Grief or bereavement is a natural human response to a significant loss. Most people experience bereavement after the death of a loved one, but it is also possible to experience grief in response to other losses such as a divorce or a romantic breakup, the loss of physical functioning, your home, pets, or job.
Bereavement is usually only thought of as the emotional suffering we feel after such a loss. The emotional “roller coaster” one may experience while grieving is difficult and exhausting. Depression and anxiety frequently occur during the grieving process.
It is helpful to understand, that grief is more complex and involved than just the emotional response. It also affects us spiritually, physically, cognitively, and socially. The important thing to remember, while you are grieving is that, while it may feel unbearable and overwhelming at first, grief is actually a healing process and time will help.
Everyone experiences grief differently and the variation in response is considerable. Some of the more common responses include feeling empty or numb, feeling deep sadness, guilt, regret or anger. One may have a spiritual crisis or notice physical changes such as fatigue, and trouble eating or sleeping. You may find yourself being absent-minded, withdrawing socially, or not wanting to participate in activities you used to enjoy. People often express that they feel like they are lost, losing their minds, or are out of control. It may seem impossible to make the adjustments you will need to make in the aftermath of your loss. All of these are normal reactions.
How Long Will My Grief Last?
The grief process is a highly individual experience and is largely influenced by ones culture, religious beliefs, the circumstances of the loss, and the amount of support one receives. There is no single timetable that applies to everyone. Depending on circumstances, it may last from months to years. Rather than concentrating on a specific timeline, it may be more helpful to focus on how the intensity and duration of the grieving process usually progresses.
Initially, grief may feel overwhelming and one can feel out of control. With time, people find they are more able to choose when they relive memories and experience emotions, which allows the person to feel more in control again. The intensity of grief one experiences is difficult to measure. It is dependant on many things – the degree of attachment to the person or thing, ones relationship to the deceased or lost item, ones level of understanding and social support from others, and the nature of the bereavement. However, no matter the intensity level, with the passing of time, most people find that they are better able to cope and continue on with their lives. The loss remains, and one may always experience a sense of sadness when reminded of the loss, but the intensity is no longer disabling.
What is “Complicated Grief”?
If one does not get better with time, he or she may be experiencing “complicated grief.” With “complicated grief,” the grieving process does not progress as expected. The intensity and duration of grief is prolonged and dramatically interferes with a persons ability to function.
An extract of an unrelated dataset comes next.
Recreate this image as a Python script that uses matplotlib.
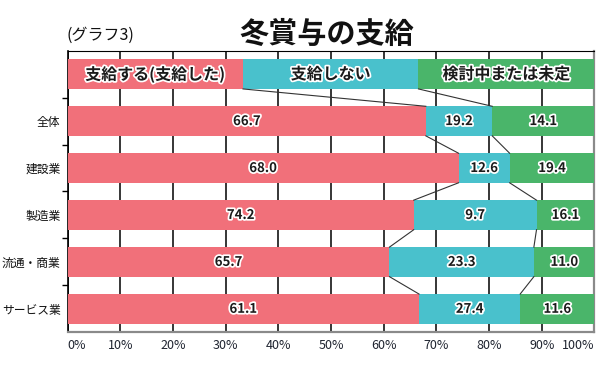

It is often characterized by long-lasting symptoms of depression and anxiety. Deaths such as suicides, murders, car crashes, and almost any other sudden and unexpected death can result in complicated grief, simply because they leave one in such shock that one can have great difficulty integrating the event into one’s reality. Complicated grief does not improve on its own. When the thoughts, feelings, behaviors and reactions to grief persist over long periods of time with little change, it is important to seek help from a qualified professional.